Funds Hub
Money managers under the microscope
Looking ‘Bleak’ for Madoff investors
In Charles Dickens’ novel, Bleak House, a long-running dispute over a legacy only ends when the estate’s assets have been completely devoured to pay the army of lawyers involved in the litigation. Delighted, the lawyers move on to the next case, while one heir of the estate ends up a nervous wreck, his assets all gone.
Madoff investors may feel they are in a similar predicament, watching on helplessly as the scant assets so far recovered dwindle while liquidators and trustees wrangle over how to apportion them.

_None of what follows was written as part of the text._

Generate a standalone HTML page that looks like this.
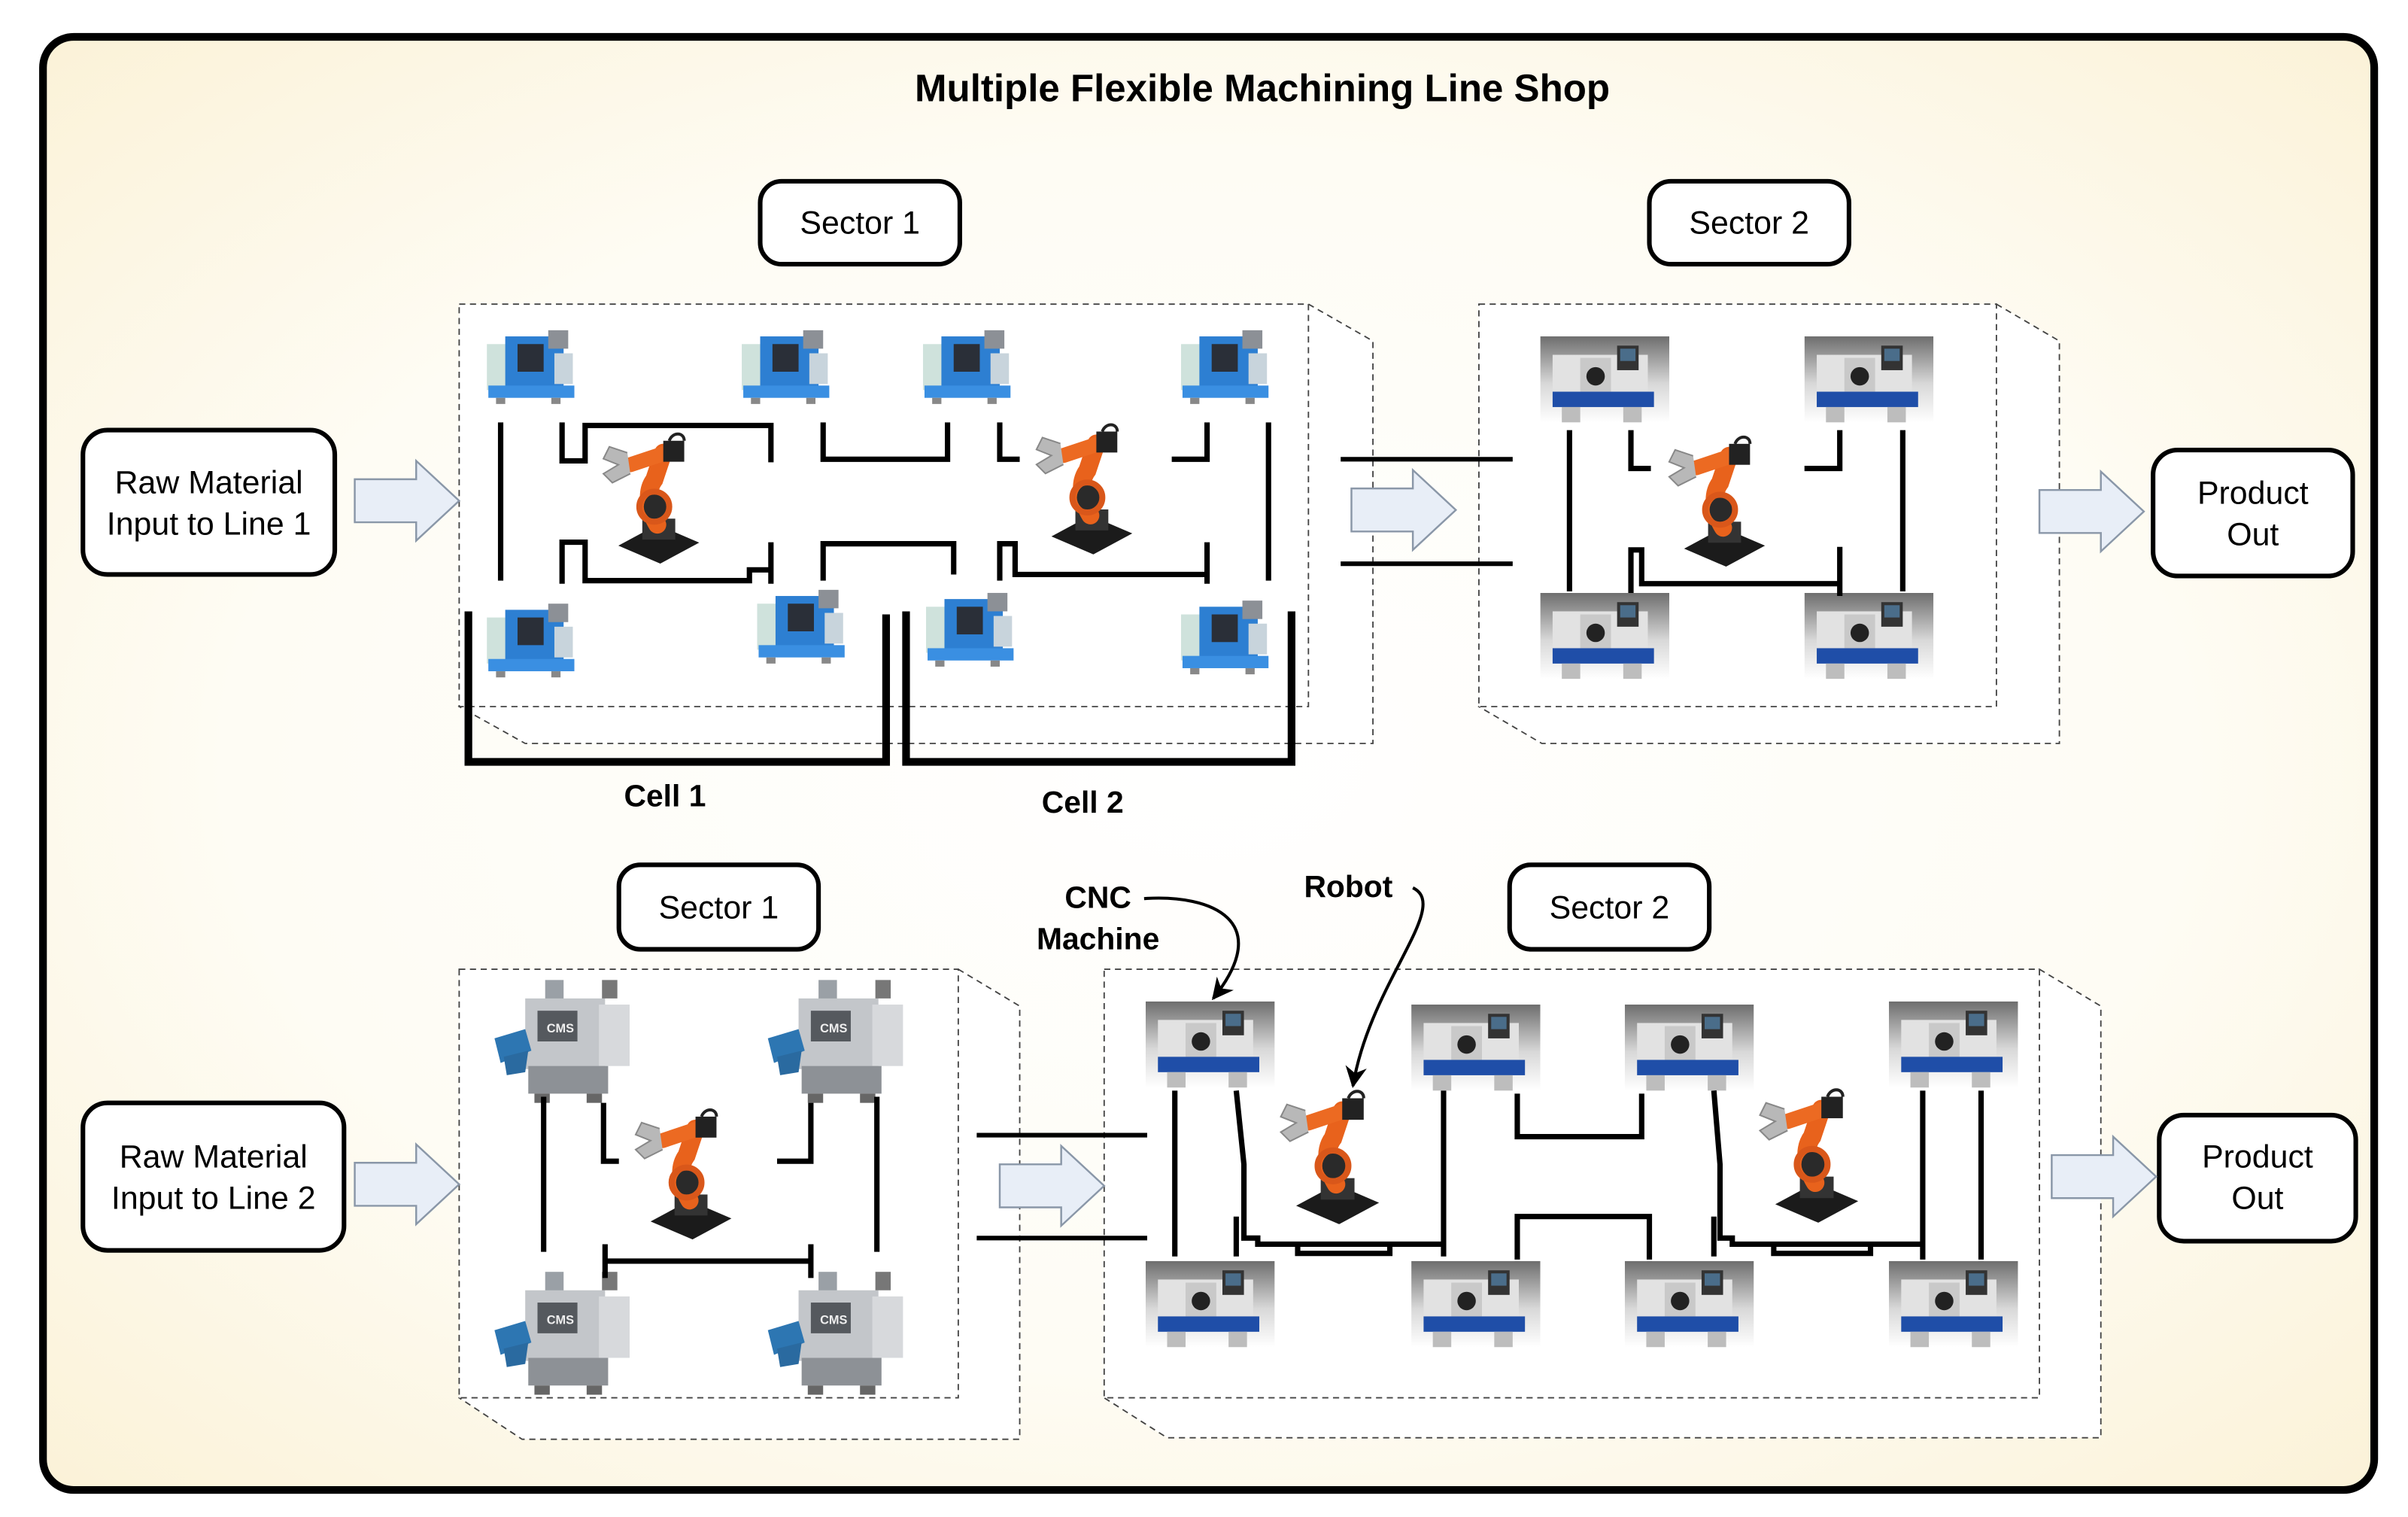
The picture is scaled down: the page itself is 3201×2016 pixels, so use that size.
<!DOCTYPE html>
<html><head><meta charset="utf-8"><style>
html,body{margin:0;padding:0;background:#fff;}
svg{display:block;}
text{font-family:"Liberation Sans",Arial,sans-serif;}
</style></head><body>
<svg width="3201" height="2016" viewBox="0 0 1568 987.6" preserveAspectRatio="none" xmlns="http://www.w3.org/2000/svg">
<defs>
<radialGradient id="bg" cx="50%" cy="50%" r="70%">
<stop offset="0" stop-color="#ffffff"/><stop offset="0.6" stop-color="#fefcf4"/><stop offset="1" stop-color="#fbf2d8"/>
</radialGradient>
<linearGradient id="gg" x1="0" y1="0" x2="0" y2="1">
<stop offset="0" stop-color="#6e6e6e"/><stop offset="0.55" stop-color="#d8d8d8"/><stop offset="1" stop-color="#ffffff"/>
</linearGradient>
<symbol id="lathe" viewBox="0 0 62 50">
<rect x="0" y="10" width="16" height="30" fill="#cfe2dc"/>
<rect x="12" y="5" width="38" height="33" fill="#2d7fd2"/>
<rect x="20" y="10" width="17" height="18" fill="#2a2f38"/>
<rect x="40" y="1" width="13" height="12" fill="#8c9096"/>
<rect x="44" y="16" width="12" height="20" fill="#c8d4dc"/>
<rect x="1" y="37" width="56" height="8" fill="#3a8fe2"/>
<rect x="6" y="45" width="6" height="4" fill="#888"/><rect x="42" y="45" width="6" height="4" fill="#888"/>
</symbol>
<symbol id="cnc" viewBox="0 0 84 56">
<rect x="0" y="0" width="84" height="56" fill="url(#gg)"/>
<rect x="8" y="12" width="62" height="26" fill="#e2e2e2"/>
<rect x="26" y="14" width="20" height="22" fill="#c9c9c9"/>
<circle cx="36" cy="26" r="6" fill="#222"/>
<rect x="50" y="6" width="14" height="16" fill="#333"/>
<rect x="52" y="8" width="10" height="8" fill="#4a6d8a"/>
<rect x="8" y="36" width="66" height="10" fill="#1f4ea8"/>
<rect x="14" y="46" width="12" height="10" fill="#bdbdbd"/><rect x="54" y="46" width="12" height="10" fill="#bdbdbd"/>
</symbol>
<symbol id="cms" viewBox="0 0 95 85">
<rect x="35" y="2" width="12" height="14" fill="#9aa0a6"/>
<rect x="22" y="14" width="52" height="46" fill="#c3c6ca"/>
<rect x="30" y="22" width="26" height="20" fill="#55595e"/>
<text x="36" y="36" font-size="8" font-weight="bold" fill="#eee">CMS</text>
<rect x="70" y="18" width="20" height="40" fill="#d7d9dc"/>
<rect x="72" y="2" width="10" height="12" fill="#777"/>
<path d="M2 40 L22 34 L26 48 L6 56 Z" fill="#2d76b2"/>
<path d="M8 52 L24 48 L22 62 L10 64 Z" fill="#2a6aa0"/>
<rect x="24" y="58" width="52" height="18" fill="#8d9196"/>
<rect x="28" y="76" width="10" height="6" fill="#666"/><rect x="62" y="76" width="10" height="6" fill="#666"/>
</symbol>
<symbol id="robot" viewBox="0 0 80 88">
<polygon points="40,62 68,74 42,88 14,76" fill="#1b1b1b"/>
<rect x="30" y="58" width="22" height="14" fill="#333"/>
<path d="M40 62 C34 52 32 40 38 32 L44 14" stroke="#e8621c" stroke-width="12" fill="none" stroke-linecap="round"/>
<circle cx="40" cy="50" r="9" fill="#2a2a2a"/>
<circle cx="38" cy="50" r="10" fill="none" stroke="#d9571a" stroke-width="4"/>
<path d="M46 14 L22 22" stroke="#ec6a22" stroke-width="10" stroke-linecap="round"/>
<rect x="44" y="6" width="14" height="14" fill="#222"/>
<path d="M48 6 C50 0 58 0 58 6" stroke="#222" stroke-width="2" fill="none"/>
<path d="M20 14 L8 10 L4 18 L14 22 L4 28 L10 34 L22 28" fill="#b8b8b8" stroke="#888" stroke-width="1"/>
</symbol>
<marker id="ah" viewBox="0 0 10 10" refX="9" refY="5" markerWidth="7" markerHeight="7" orient="auto">
<path d="M0,0 L10,5 L0,10 L3,5 Z" fill="#000"/>
</marker>
<g id="blk">
<path d="M0,12 H40 V0 L68,26 L40,52 V40 H0 Z" fill="#e8eef7" stroke="#8a97a8" stroke-width="1.2"/>
</g>
</defs>

<rect x="28" y="24" width="1518" height="946" rx="20" fill="url(#bg)" stroke="#000" stroke-width="5"/>
<text x="822" y="66" font-size="25" font-weight="bold" text-anchor="middle">Multiple Flexible Machining Line Shop</text>

<g fill="#fff" stroke="#444" stroke-width="0.9" stroke-dasharray="4,3">
<path d="M852,198 L894,222 V484 H342 L299,460 Z"/>
<rect x="299" y="198" width="553" height="262"/>
<path d="M1300,198 L1341,222 V484 H1004 L963,460 Z"/>
<rect x="963" y="198" width="337" height="262"/>
<path d="M624,631 L664,655 V937 H340 L299,910 Z"/>
<rect x="299" y="631" width="325" height="279"/>
<path d="M1328,631 L1368,655 V936 H760 L719,910 Z"/>
<rect x="719" y="631" width="609" height="279"/>
</g>

<g fill="#fff" stroke="#000" stroke-width="3">
<rect x="495" y="118" width="130" height="54" rx="14"/>
<rect x="1074" y="118" width="130" height="54" rx="14"/>
<rect x="403" y="563" width="130" height="55" rx="14"/>
<rect x="983" y="563" width="130" height="55" rx="14"/>
<rect x="54" y="280" width="164" height="94" rx="16"/>
<rect x="54" y="718" width="170" height="96" rx="16"/>
<rect x="1402" y="293" width="130" height="82" rx="16"/>
<rect x="1406" y="726" width="128" height="82" rx="16"/>
</g>
<g font-size="21" text-anchor="middle">
<text x="560" y="152">Sector 1</text>
<text x="1139" y="152">Sector 2</text>
<text x="468" y="598">Sector 1</text>
<text x="1048" y="598">Sector 2</text>
<text x="136" y="321">Raw Material</text><text x="136" y="348">Input to Line 1</text>
<text x="139" y="760">Raw Material</text><text x="139" y="787">Input to Line 2</text>
<text x="1467" y="328">Product</text><text x="1467" y="355">Out</text>
<text x="1470" y="760">Product</text><text x="1470" y="787">Out</text>
</g>

<use href="#blk" x="231" y="300"/>
<use href="#blk" x="880" y="306"/>
<use href="#blk" x="1328" y="307"/>
<use href="#blk" x="231" y="745"/>
<use href="#blk" x="651" y="746"/>
<use href="#blk" x="1336" y="740"/>

<g stroke="#000" stroke-width="3" fill="none">
<path d="M873,299 H985 M873,367 H985 M636,739 H747 M636,806 H747"/>
</g>

<use href="#lathe" x="317" y="214" width="62" height="50"/>
<use href="#lathe" x="483" y="214" width="62" height="50"/>
<use href="#lathe" x="601" y="214" width="62" height="50"/>
<use href="#lathe" x="769" y="214" width="62" height="50"/>
<use href="#lathe" x="317" y="392" width="62" height="50"/>
<use href="#lathe" x="493" y="383" width="62" height="50"/>
<use href="#lathe" x="603" y="385" width="62" height="50"/>
<use href="#lathe" x="769" y="390" width="62" height="50"/>
<use href="#robot" x="389" y="280" width="78" height="88"/>
<use href="#robot" x="671" y="274" width="78" height="88"/>

<g stroke="#000" stroke-width="3.5" fill="none">
<path d="M326,275 V378"/>
<path d="M366,275 V300 H381 V277 H502 V301"/>
<path d="M366,380 V353 H381 V378 H488 V371 H502 M502,353 V380"/>
<path d="M536,275 V299 H617 V275"/>
<path d="M536,378 V354 H621 V374"/>
<path d="M651,275 V299 H664 M763,299 H786 V275"/>
<path d="M651,378 V354 H661 V374 H786 M786,353 V380"/>
<path d="M826,275 V378"/>
</g>
<g stroke="#000" stroke-width="5" fill="none">
<path d="M305,398 V496 H577 V400"/>
<path d="M590,398 V496 H841 V398"/>
</g>
<text x="433" y="525" font-size="20" font-weight="bold" text-anchor="middle">Cell 1</text>
<text x="705" y="529" font-size="20" font-weight="bold" text-anchor="middle">Cell 2</text>

<use href="#cnc" x="1003" y="219" width="84" height="56"/>
<use href="#cnc" x="1175" y="219" width="84" height="56"/>
<use href="#cnc" x="1003" y="386" width="84" height="56"/>
<use href="#cnc" x="1175" y="386" width="84" height="56"/>
<use href="#robot" x="1083" y="282" width="78" height="88"/>
<g stroke="#000" stroke-width="3.5" fill="none">
<path d="M1022,280 V385 M1239,280 V385"/>
<path d="M1062,280 V305 H1075 M1175,305 H1198 V280"/>
<path d="M1062,386 V358 H1069 V380 H1198 M1198,356 V388"/>
</g>

<use href="#cms" x="320" y="636" width="95" height="85"/>
<use href="#cms" x="498" y="636" width="95" height="85"/>
<use href="#cms" x="320" y="826" width="95" height="85"/>
<use href="#cms" x="498" y="826" width="95" height="85"/>
<use href="#robot" x="410" y="720" width="78" height="88"/>
<g stroke="#000" stroke-width="3.5" fill="none">
<path d="M354,714 V815 M571,714 V815"/>
<path d="M393,718 V756 H403 M506,756 H528 V718"/>
<path d="M394,821 H528 M394,810 V832 M528,810 V832"/>
</g>

<use href="#cnc" x="746" y="651" width="84" height="58"/>
<use href="#cnc" x="919" y="653" width="84" height="58"/>
<use href="#cnc" x="1058" y="653" width="84" height="58"/>
<use href="#cnc" x="1230" y="651" width="84" height="58"/>
<use href="#cnc" x="746" y="820" width="84" height="58"/>
<use href="#cnc" x="919" y="820" width="84" height="58"/>
<use href="#cnc" x="1058" y="820" width="84" height="58"/>
<use href="#cnc" x="1230" y="820" width="84" height="58"/>
<use href="#robot" x="830" y="709" width="80" height="88"/>
<use href="#robot" x="1142" y="708" width="80" height="88"/>
<g stroke="#000" stroke-width="3.5" fill="none">
<path d="M765,710 V818"/>
<path d="M805,710 L810,758 V806 H819 V810 H940 M805,792 V818"/>
<path d="M845,810 V816 H905 V810"/>
<path d="M940,710 V818"/>
<path d="M988,712 V740 H1069 V712"/>
<path d="M988,820 V792 H1074 V820"/>
<path d="M1116,710 L1120,758 V806 H1128 V810 H1252 M1116,792 V818"/>
<path d="M1155,810 V816 H1218 V810"/>
<path d="M1252,710 V820 M1290,710 V820"/>
</g>

<text x="715" y="591" font-size="20" font-weight="bold" text-anchor="middle">CNC</text>
<text x="715" y="618" font-size="20" font-weight="bold" text-anchor="middle">Machine</text>
<text x="878" y="584" font-size="20" font-weight="bold" text-anchor="middle">Robot</text>
<g stroke="#000" stroke-width="2" fill="none">
<path d="M745,585 C790,582 830,600 790,650" marker-end="url(#ah)"/>
<path d="M920,578 C945,590 892,640 881,707" marker-end="url(#ah)"/>
</g>
</svg>
</body></html>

A recent dispute between Madoff trustee Irvin Picard and the liquidators of the Kingate feeder funds, which lost an estimated $3.5 billion in Madoff’s fraud, involved the trustee, the liquidators Zolfo Cooper and a phalanx of other legal advisors including the liquidator’s British Virgin Islands advisers Whithers BVI; and their US advisers Quinn Emanuel Urquhart Oliver & Hedges.
The liquidator advised investors to vote to settle the dispute with the trustee, reasoning that money tied up in legal action against the trustee could not be used in the attempt to recover investor funds or, via requests for restraining orders and the like, to prevent assets discovered from being spirited away.
Would it be naive to think they should all be on the same side, with the goal of recovering as much Madoff money as possible and dividing it among wronged investors?
In what looks like another legal red herring, shareholder group Deminor has announced it is considering bringing a class action, in Amsterdam, against auditor PricewaterhouseCoopers, funds administrator Citco and possibly other companies which provided services to the Fairfield funds, the biggest Madoff feeders with losses of $7 billion or more.
“But class actions against the service providers have already been lodged in the US against and have now been consolidated into one case,” complained one legal adviser.
“All Fairfield investors are covered by that action, not just those in the US, and the New York judges will apply Amsterdam law in the case. A new action in Amsterdam won’t achieve anything more, but it could even spawn other lawsuits to decide who has jurisdiction over assets recovered, and will almost certainly mean investors have to wait much longer for their money, which protracted litigation will whittle away.”
Aye, there’s the rub. For every day that passes, liquidators, lawyers and a plethora of others attached to the affair have to be paid, leaving ever less in the pot for hapless investors.